Here’s how that works: When an intake valve slams shut, it sends a shockwave back up the runner that reflects off the open plenum and bounces back toward the valves. Instead of sizing the runners so that the returning shockwave helps cram a bit more air into the cylinder just before the valve closes again, these shorter runners produce a slight negative pressure just before the valve closes at high engine speeds. This, along with the better intercooling, actually helps reduce in-cylinder peak temperatures by about 12 degrees. A cooler cylinder reduces knock sensitivity, so the spark can be advanced to produce about 10 extra horses. Oh, and all valves open 1mm wider than in the base engine.

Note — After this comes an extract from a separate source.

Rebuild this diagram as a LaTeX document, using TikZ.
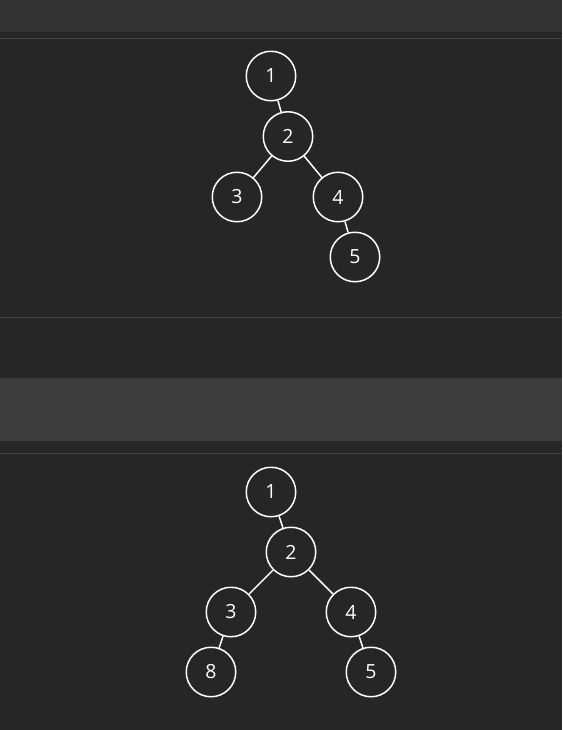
\documentclass[tikz,border=0pt]{standalone}
\usepackage{fontspec}
\setmainfont{Open Sans}
\definecolor{bgdark}{HTML}{262626}
\definecolor{bgband}{HTML}{333333}
\definecolor{bgbandtwo}{HTML}{3C3C3C}
\definecolor{rulegray}{HTML}{414141}
\begin{document}
\begin{tikzpicture}[scale=0.3515]
\tikzstyle{every node}+=[inner sep=0pt]
\tikzstyle{treenode}=[circle, draw=white, line width=1.5pt, minimum size=49.5pt, text=white, font=\fontsize{19.5}{21}\selectfont]
\tikzstyle{treeedge}=[white, line width=1.5pt]
\useasboundingbox (0,0) rectangle (56.2,-73);
% panels
\fill [bgdark] (0,0) rectangle (56.2,-73);
\fill [bgband] (0,0) rectangle (56.2,-3.2);
\fill [bgbandtwo] (0,-37.8) rectangle (56.2,-44.1);
\draw [rulegray, line width=1pt] (0,-3.83) -- (56.2,-3.83);
\draw [rulegray, line width=1pt] (0,-31.72) -- (56.2,-31.72);
\draw [rulegray, line width=1pt] (0,-45.33) -- (56.2,-45.33);
% first tree
\draw (27.1,-7.6) node [treenode] (ta1) {\raisebox{-1pt}{1}};
\draw (28.8,-13.65) node [treenode] (ta2) {\raisebox{-1pt}{2}};
\draw (23.7,-19.7) node [treenode] (ta3) {\raisebox{-1pt}{3}};
\draw (33.8,-19.7) node [treenode] (ta4) {\raisebox{-1pt}{4}};
\draw (35.5,-25.7) node [treenode] (ta5) {\raisebox{-1pt}{5}};
\draw [treeedge] (ta1) -- (ta2);
\draw [treeedge] (ta2) -- (ta3);
\draw [treeedge] (ta2) -- (ta4);
\draw [treeedge] (ta4) -- (ta5);
% second tree
\draw (27.1,-49.2) node [treenode] (tb1) {\raisebox{-1pt}{1}};
\draw (29.1,-55.2) node [treenode] (tb2) {\raisebox{-1pt}{2}};
\draw (23.1,-61.2) node [treenode] (tb3) {\raisebox{-1pt}{3}};
\draw (35.1,-61.2) node [treenode] (tb4) {\raisebox{-1pt}{4}};
\draw (21.1,-67.2) node [treenode] (tb8) {\raisebox{-1pt}{8}};
\draw (37.1,-67.2) node [treenode] (tb5) {\raisebox{-1pt}{5}};
\draw [treeedge] (tb1) -- (tb2);
\draw [treeedge] (tb2) -- (tb3);
\draw [treeedge] (tb2) -- (tb4);
\draw [treeedge] (tb3) -- (tb8);
\draw [treeedge] (tb4) -- (tb5);
\end{tikzpicture}
\end{document}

Exhalation starts out in a robotically welded Inconel exhaust manifold with 10 percent larger-diameter pipes that are also 30 percent longer for more optimal flow than in the stock engine’s cast manifolds. Together, they also weigh 21 pounds less. From there, it’s a whoosh through the turbos, the catalysts, the muffler, and out the back of the car. This thin-wall (1mm) exhaust plumbing yields an engine note that’s 5–8 decibels louder inside. The frequencies are also said to be higher and better in quality, but no turbo Ferrari’s baritone note will ever be mistaken for a naturally aspirated one’s soprano wail.

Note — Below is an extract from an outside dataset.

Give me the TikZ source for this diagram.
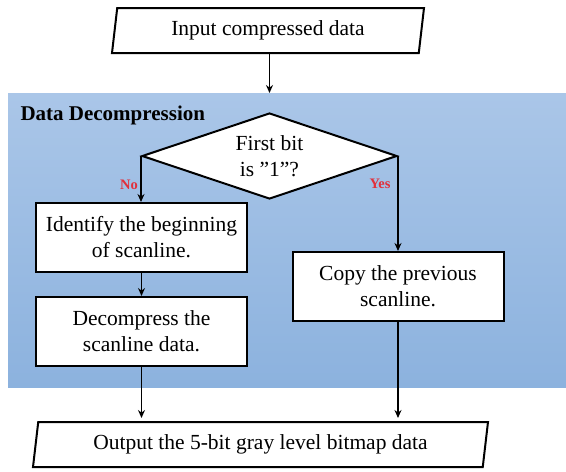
\documentclass[tikz,border=0pt]{standalone}
\usepackage{fontspec}
\setmainfont{Liberation Serif}
\usetikzlibrary{shapes.geometric,arrows.meta,positioning}
\definecolor{bandtop}{RGB}{170,198,232}
\definecolor{bandbot}{RGB}{140,178,222}
\definecolor{labelred}{RGB}{226,48,60}
\tikzset{
  flow/.style={draw=black, line width=2pt, fill=white, align=center,
    font=\fontsize{21.5}{26}\selectfont, inner sep=0pt},
  procbox/.style={flow, rectangle, minimum width=211pt, minimum height=69pt},
  iobox/.style={flow, trapezium, trapezium left angle=75, trapezium right angle=105,
    minimum height=45pt, trapezium stretches body},
  decision/.style={flow, diamond, minimum width=255pt, minimum height=86pt,
    aspect=2.95},
  arr/.style={-{Stealth[length=8pt,width=7pt]}, line width=1.8pt},
  branch/.style={text=labelred, font=\bfseries\fontsize{14.5}{16}\selectfont}
}
\begin{document}
\begin{tikzpicture}[x=1pt,y=-1pt]
  \useasboundingbox (0,0) rectangle (566,472);
  \fill[white] (0,0) rectangle (566,472);
  % shaded region of the decompression stage
  \shade[top color=bandtop, bottom color=bandbot] (8,93) rectangle (566,387);
  \node[anchor=west, font=\bfseries\fontsize{21}{24}\selectfont] (title) at (17,115) {Data Decompression};

  \node[iobox, minimum width=312pt] (in) at (268,30.5) {Input compressed data};
  \node[decision] (dec) at (269.5,156) {First bit\\is ”1”?};
  \node[procbox] (ident) at (141.5,237.5) {Identify the beginning\\of scanline.};
  \node[procbox] (decomp) at (141.5,331.5) {Decompress the\\scanline data.};
  \node[procbox] (copy) at (398,286.5) {Copy the previous\\scanline.};
  \node[iobox, minimum width=455pt] (out) at (260.5,444.5) {Output the 5-bit gray level bitmap data};

  \coordinate (outL) at (141.5,418);
  \coordinate (outR) at (398,418);

  \draw[arr] (in.south -| dec.north) -- (dec.north |- 0,93);
  \draw[arr] (dec.west) -- (dec.west |- ident.north);
  \draw[arr] (dec.east) -- (dec.east |- copy.north);
  \draw[arr] (ident) -- (decomp);
  \draw[arr] (decomp.south) -- (outL);
  \draw[arr] (copy.south) -- (outR);

  \node[branch] (no) at (129,185) {No};
  \node[branch] (yes) at (380,184) {Yes};
\end{tikzpicture}
\end{document}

On the rotational inertia front, the counterweights on the flat-plane crankshaft’s middle throws are trimmed for a 2.6-pound weight savings, and the flywheel is lightened by a further 3.3 pounds. F1-style titanium connecting rods save a total of 3.7 pounds and stand up better to the 10 percent greater structural loads generated by the higher (1,740-psi) peak cylinder pressures. Toward that end, the pistons also get thicker crowns and wrist pins with a new diamondlike carbon coating material for reduced friction. Compression increases from 9.4:1 to 9.6:1. New hollow intake valve stems save almost a half ounce each, which is meaningful at the speeds they’re bouncing up and down. Total rotational inertia is down by 17 percent, so the engine’s eagerness to rev improves by that amount. A lightened A/C compressor, thinner cylinder liners, and assorted other weight trimmings add up to an engine that’s 40 pounds lighter.

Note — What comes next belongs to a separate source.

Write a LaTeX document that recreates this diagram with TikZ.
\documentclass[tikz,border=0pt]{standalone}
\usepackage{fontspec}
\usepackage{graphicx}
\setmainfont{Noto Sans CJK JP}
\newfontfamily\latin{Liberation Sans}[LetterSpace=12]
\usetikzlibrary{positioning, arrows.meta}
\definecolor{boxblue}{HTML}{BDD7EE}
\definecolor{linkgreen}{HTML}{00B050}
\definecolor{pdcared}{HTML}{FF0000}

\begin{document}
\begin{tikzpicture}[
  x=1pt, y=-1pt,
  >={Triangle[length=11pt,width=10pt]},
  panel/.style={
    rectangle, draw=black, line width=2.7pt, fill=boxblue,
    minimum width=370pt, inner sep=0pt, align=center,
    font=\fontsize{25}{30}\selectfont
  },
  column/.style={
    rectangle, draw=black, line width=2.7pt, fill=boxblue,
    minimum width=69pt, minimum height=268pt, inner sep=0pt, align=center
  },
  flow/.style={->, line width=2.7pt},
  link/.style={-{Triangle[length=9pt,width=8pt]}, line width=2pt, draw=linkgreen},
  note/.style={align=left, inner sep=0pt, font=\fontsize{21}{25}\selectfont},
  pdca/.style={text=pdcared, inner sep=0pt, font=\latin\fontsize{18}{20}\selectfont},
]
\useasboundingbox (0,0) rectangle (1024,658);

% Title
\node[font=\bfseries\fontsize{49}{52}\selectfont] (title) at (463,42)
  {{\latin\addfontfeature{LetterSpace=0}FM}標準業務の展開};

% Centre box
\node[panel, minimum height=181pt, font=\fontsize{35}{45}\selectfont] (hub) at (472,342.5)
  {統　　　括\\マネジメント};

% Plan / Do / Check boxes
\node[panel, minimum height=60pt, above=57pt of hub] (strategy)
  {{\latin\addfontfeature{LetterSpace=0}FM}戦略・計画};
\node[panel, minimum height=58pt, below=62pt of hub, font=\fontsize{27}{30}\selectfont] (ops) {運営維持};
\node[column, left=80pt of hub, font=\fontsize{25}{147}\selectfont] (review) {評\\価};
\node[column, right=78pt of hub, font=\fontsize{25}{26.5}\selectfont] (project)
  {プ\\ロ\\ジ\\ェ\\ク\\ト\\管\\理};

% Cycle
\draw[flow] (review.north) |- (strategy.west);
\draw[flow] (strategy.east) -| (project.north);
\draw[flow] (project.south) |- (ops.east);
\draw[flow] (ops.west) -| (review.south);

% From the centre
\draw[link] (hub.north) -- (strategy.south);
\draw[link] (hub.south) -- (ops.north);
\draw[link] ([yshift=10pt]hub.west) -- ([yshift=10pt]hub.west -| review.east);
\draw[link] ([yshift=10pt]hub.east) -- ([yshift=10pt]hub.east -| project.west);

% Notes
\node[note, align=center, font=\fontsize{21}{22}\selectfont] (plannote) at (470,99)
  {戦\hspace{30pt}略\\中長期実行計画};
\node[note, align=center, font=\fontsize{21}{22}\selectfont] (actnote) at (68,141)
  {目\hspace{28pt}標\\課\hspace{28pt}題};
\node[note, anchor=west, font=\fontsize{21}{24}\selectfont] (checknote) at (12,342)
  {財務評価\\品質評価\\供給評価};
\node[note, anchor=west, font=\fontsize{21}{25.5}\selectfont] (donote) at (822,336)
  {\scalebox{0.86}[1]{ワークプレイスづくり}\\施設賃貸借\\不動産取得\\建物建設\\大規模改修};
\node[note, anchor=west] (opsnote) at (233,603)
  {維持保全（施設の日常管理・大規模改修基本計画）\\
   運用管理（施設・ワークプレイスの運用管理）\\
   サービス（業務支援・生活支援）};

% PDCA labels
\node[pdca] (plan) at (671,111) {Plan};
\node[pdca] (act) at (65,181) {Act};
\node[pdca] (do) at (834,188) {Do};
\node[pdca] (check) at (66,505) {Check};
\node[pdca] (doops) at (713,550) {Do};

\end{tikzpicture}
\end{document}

On the turbo-lag-reduction front, the IHI/Honeywell turbos already use ultra-light titanium aluminide turbine wheels, which Ferrari machines along with the seal plates behind them. Those seal plates use “abradable seals” that minimize the compressor-seal gaps to improve efficiency by 2 percent. New ball bearings reduce friction in these turbos by 30 percent, and peak boost rises from the standard 488’s 20 psi to 22 psi. Another big turbo upgrade is the addition of Hall-effect speed sensors that count the turbine blades as they pass to more precisely determine each turbo’s exact speed. Every turbo has a maximum permissible speed, and engines that compute turbo speed from other engine parameters can’t push the turbos right to their limits as this one can.

Ferrari really wanted this turbo engine to feel like a naturally aspirated one, and that mission appears to have been accomplished. Their metric for this: time to 90 percent power when matting the accelerator from a 2,000-rpm cruising speed in third gear. The 458 Italia took 0.6 second, the 488 Pista needs 0.8. Another measure: time to peak intake plenum pressure when transitioning from 40 to 100 percent throttle opening, which is 0.3 second quicker now. Another measure: The official Fiorano lap time drops from 1:23.0 to 1:21.5.

Some of the above parts are borrowed directly or adapted slightly from the racing versions of the F154 engine that go in the 488 GTE and Challenge cars: the turbos, crankshaft, exhaust manifolds, and cylinder liners. Brand-new for this engine are the titanium con-rods, intake plenums, intake valves, pistons, pins, and camshafts. In all, 50 percent of the F154 CD parts differ from those of the base 488’s CB engine. Oh, and one final bit of cake icing: The Pista’s Euro-spec CO2 emissions drop from 0.39 to 0.37 grams/kilometer. #PistaSavesThePlanet!